I think people should sleep at night. I prefer it that way, myself, and it irritates me knowing people are out prowling under the cover of darkness. Before they developed night vision, they developed several sleep aids. I suggest those who want to prowl at night check out a good sleep aid. Oh, did I mention. It's the military that's highly interested in night vision drops for the eyes. What a surprise.

Sunday, August 16, 2009

The Sound of Butterflies?

It's intriguing to begin reading a novel whose title seems so paradoxical: The Sound of Butterflies. In all my young days chasing butterflies among the wildflowers, the butterflies never once made a sound. They weren't like moths at the window or the buzzy bees, nor chirping birds or the wind through the trees. Not even close. In fact, their silence added to their mystique and beauty.

"Dear Sophie, We have finally reached Manaus and are now being accommodated at the home of Mr. Santos --- a man who has so far proved to be full of surprises, as has the city itself."

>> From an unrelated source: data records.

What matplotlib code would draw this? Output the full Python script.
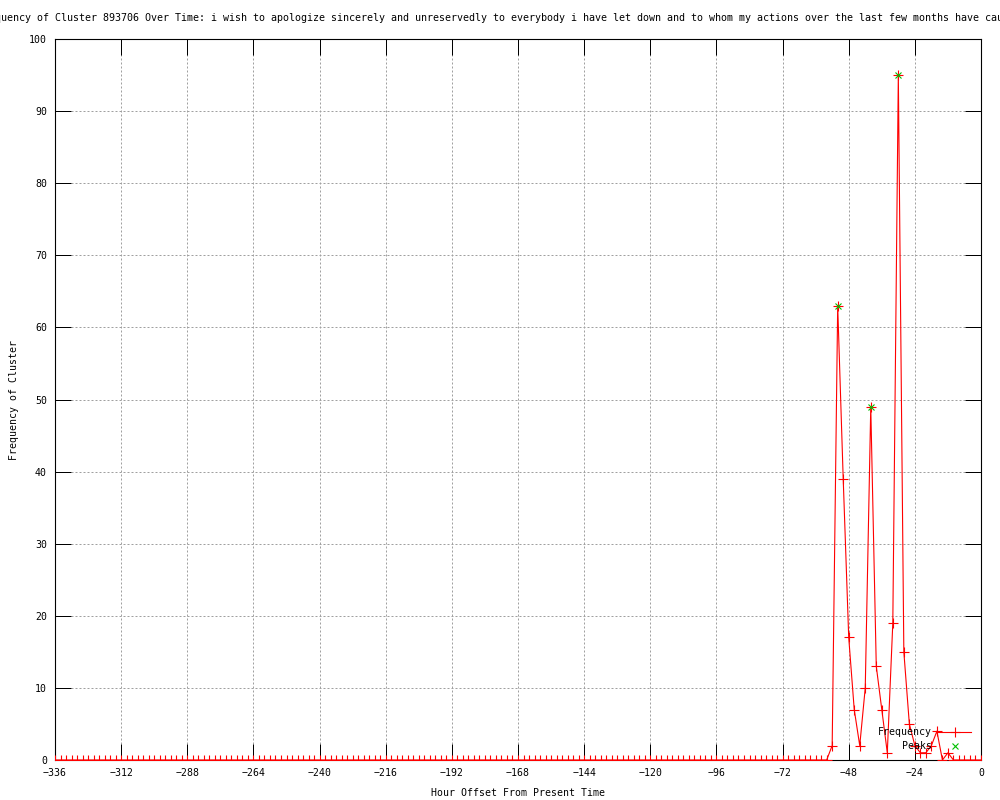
import numpy as np
import matplotlib
matplotlib.use('Agg')
import matplotlib.pyplot as plt

# Horas (cada 2 h) desde -336 hasta 0
horas = np.arange(-336, 1, 2)

# Frecuencia del cluster
frecuencia = [
    0, 0, 0, 0, 0, 0, 0, 0, 0, 0, 0, 0, 0, 0, 0, 0, 0, 0, 0, 0, 0, 0, 0, 0,
    0, 0, 0, 0, 0, 0, 0, 0, 0, 0, 0, 0, 0, 0, 0, 0, 0, 0, 0, 0, 0, 0, 0, 0,
    0, 0, 0, 0, 0, 0, 0, 0, 0, 0, 0, 0, 0, 0, 0, 0, 0, 0, 0, 0, 0, 0, 0, 0,
    0, 0, 0, 0, 0, 0, 0, 0, 0, 0, 0, 0, 0, 0, 0, 0, 0, 0, 0, 0, 0, 0, 0, 0,
    0, 0, 0, 0, 0, 0, 0, 0, 0, 0, 0, 0, 0, 0, 0, 0, 0, 0, 0, 0, 0, 0, 0, 0,
    0, 0, 0, 0, 0, 0, 0, 0, 0, 0, 0, 0, 0, 0, 0, 0, 0, 0, 0, 0, 0,
    2, 63, 39, 17, 7, 2, 10, 49, 13, 7, 1, 19, 95, 15, 5, 2, 1, 1, 2, 4,
    0, 1, 0, 0, 0, 0, 0, 0,
]

# Picos detectados
horas_picos = [-52, -40, -30]
valores_picos = [63, 49, 95]

xticks = list(range(-336, 1, 24))
yticks = list(range(0, 101, 10))

titulo = ('Frequency of Cluster 893706 Over Time: i wish to apologize sincerely and '
          'unreservedly to everybody i have let down and to whom my actions over the '
          'last few months have caused')

plt.rcParams['font.family'] = ['DejaVu Sans Mono']
plt.rcParams['font.size'] = 7.1

fig = plt.figure(figsize=(10, 8), dpi=100)
ax = fig.add_axes([0.055, 0.05, 0.926, 0.90125])

ax.plot(horas, frecuencia, color='red', linewidth=0.8, marker='+',
        markersize=6.5, markeredgewidth=0.8, label='Frequency', zorder=3)
ax.plot(horas_picos, valores_picos, linestyle='none', color='#00c000', marker='x',
        markersize=5, markeredgewidth=0.8, label='    Peaks', zorder=4)

ax.set_xlim(-336, 0)
ax.set_ylim(0, 100)
ax.set_xticks(xticks)
ax.set_yticks(yticks)
ax.set_xticklabels([str(t).replace('-', '\u2212') for t in xticks])

ax.grid(True, color='#a0a0a0', linestyle=(0, (2, 2)), linewidth=0.72)
ax.set_axisbelow(True)
ax.tick_params(direction='in', length=11.5, width=0.72, top=True, right=True,
               pad=5.8, colors='black')
for s in ax.spines.values():
    s.set_linewidth(0.8)

ax.set_xlabel('Hour Offset From Present Time')
ax.set_ylabel('Frequency of Cluster')
ax.xaxis.set_label_coords(0.5, -0.039)
ax.yaxis.set_label_coords(-0.039, 0.5)

# El titulo es mas ancho que la imagen y queda cortado por ambos lados
fig.text(-23 / 1000, 1 - 18 / 800, titulo, ha='left', va='center', fontsize=7.17)

ax.legend(loc='upper right', bbox_to_anchor=(0.971, 1 - 727 / 800),
          bbox_transform=fig.transFigure, frameon=False, numpoints=1,
          markerfirst=False, handlelength=3.3, handletextpad=0.7,
          borderpad=0, borderaxespad=0, labelspacing=0.45)

fig.savefig('out.png', dpi=100)
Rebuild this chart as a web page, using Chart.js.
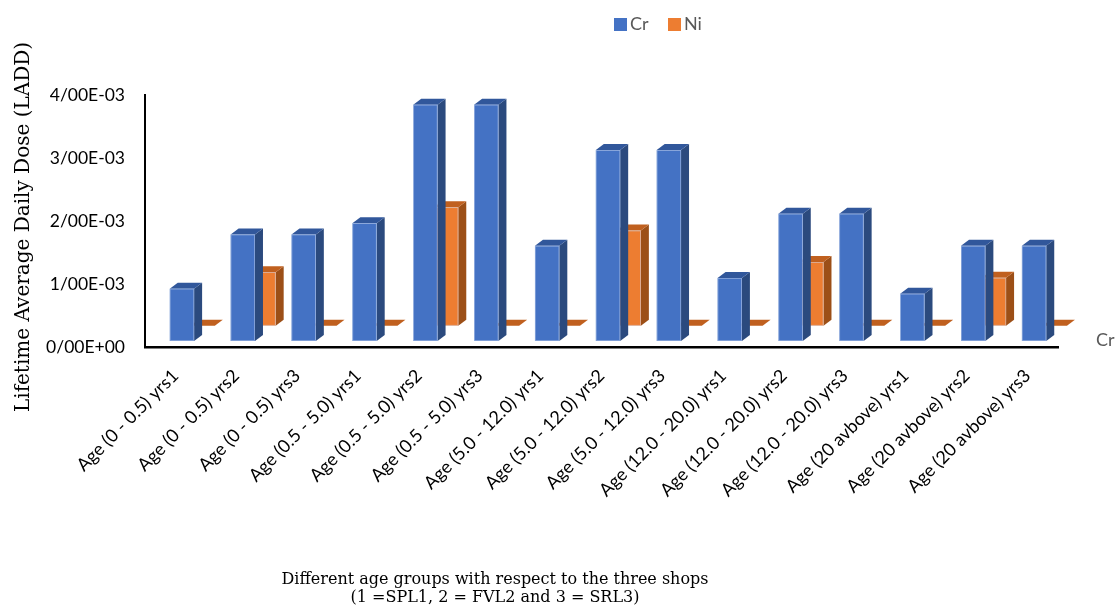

Sophie eagerly gets this letter from her young husband, Thomas Edgar. She's in England at home, and he's in Brazil, finishing an expedition to collect, well, butterflies --- ahem, more precisely, to collect especially an elusive butterfly, a unique out-of-balance one. One he can name after her. It's 1905.

So begins The Sound of Butterflies, a debut novel by Rachel King. We are introduced right off to the beautiful, but frail protagonist, Sophie, her love interest and young, naïve husband, Thomas, and their creepy adversary, Mr. Santos. And it seems somehow each of these characters represents more than just themselves. Where are you in them? Where are any of us? For me, it is there but remains like the notion of the sound of butterflies vague.

It's compelling to have an exotic and historical setting. In this case, it's the gratuitously exploited wilds of Brazil over against the stilted, self-righteous England of the early 20th-century.

So King gives us this nice recipe up front and then puts it together and cooks it. But whatever it was supposed to be, it burned and lost most of its taste for me. Thomas returns. Or does he? He is bruised and beaten, torn and broken, but, most of all, mute and irresolute. The narrative mixes it, moving back and forth between England in the present and Brazil in Thomas's past, as Sophie and the readers slowly discover what is happening and what has happened to Thomas. And, it seems, Thomas comes around and so does Sophie. But then, I found myself wondering just what had happened on the macro scale? It has to have been more than just the story of Sophie finding out about Thomas and Thomas finding out about himself. A single butterfly doesn't make a sound, does it? Throughout, I couldn't help but wonder about the sound of butterflies, what it might mean, what it might represent.

A cloud of yellow and black rose before him like a small tornado, and a faint noise went with it--a rustling, like leaves caught by a wind on an autumn morning, or the shuffle of tissue paper on a desk. The butterflies made a round in the stillness; he had never expected to hear it. The cloud dispersed, joining mates on tree branches that bent under their collective weight. Each specimen was as large as his outstretched hand.

This central image didn't work for me. A small tornado with a faint noise? No! Rustling like leaves caught by a wind in autumn. Perhaps a little closer. The shuffle of tissue paper on a desk? Not in my experience. And even if these analogies did work, what does it all mean? What's its connection to the overall story? To not only our characters but to the world around them? Swirling in my mind is a notion that it is all somehow related to the oppressed and exploited masses, whether in England or in Brazil. Such can make about as much sound as a collective of butterflies deep in the jungle.

Like Thomas, I came up somewhat empty-handed.

Friday, August 7, 2009

More Oscar

When Oscar was a little boy, he liked girls and they liked him. He had so many girlfriends even though he was stout and would become fat. His mother attired him in the finest clothes and made sure his hair was cut. But that was then, before his size increased to mammoth proportions and his head changed shape. That was back when his eyes flashed and he had appealing cheeks. Everybody fell in love with him then. And he was aggressive then, calling out to passing girls and women. But then, finally, a member of the Seventh-day Adventists made a complaint to his grandmother. She shut him down. "This is not a cabaret!"

The narrator says this was the Golden age for Oscar. It reached its climax in the fall when he was seven. He had two girlfriends at the time, Maritza Chacon --- Lola's friend --- and Olga Polanco. Olga, though, came from a seeder environment, one that didn't please his mother because it included a house full of beer drinking Puerto Ricans who hung out too much on their porch. Besides that, Olga with smelly. But Oscar liked how quiet she was and how he could wrestle with her and that she was interested in his Star Trek dolls. Maritza, on the other hand was just beautiful.

At the bus stop they stood close to each other, sometimes in secret they held hands, and a couple of times they kissed each other on the cheeks, first Maritza then Olga. Always in hiding. It all lasted for just a week. Maritza demanded that it be either her Oscar was interested in or Olga. It bummed Oscar out. When his mother asked him what the matter was, and he said it was girls, his mother hauled him to his feet by his ear. His sister, Lola, tried to stop his mother. But his mother threw him to the floor. Oscar, even though he had no father to show him the ropes, lacked an aggressive behavior and had no fighting instincts.

Of course Maritza won out. She was beautiful over against Olga. She didn't smell bad. Her mother would let her eat to come over. It had all made Olga cry. "Shaking like a rag in her hand-me-downs and in the shoes that were four sizes too big! Snots pouring out her nose and everything!" Later in life, Oscar felt badly --- even guilty --- when he saw Olga and wondered if his choice had somehow contributed to her decision to be a wreck as an individual.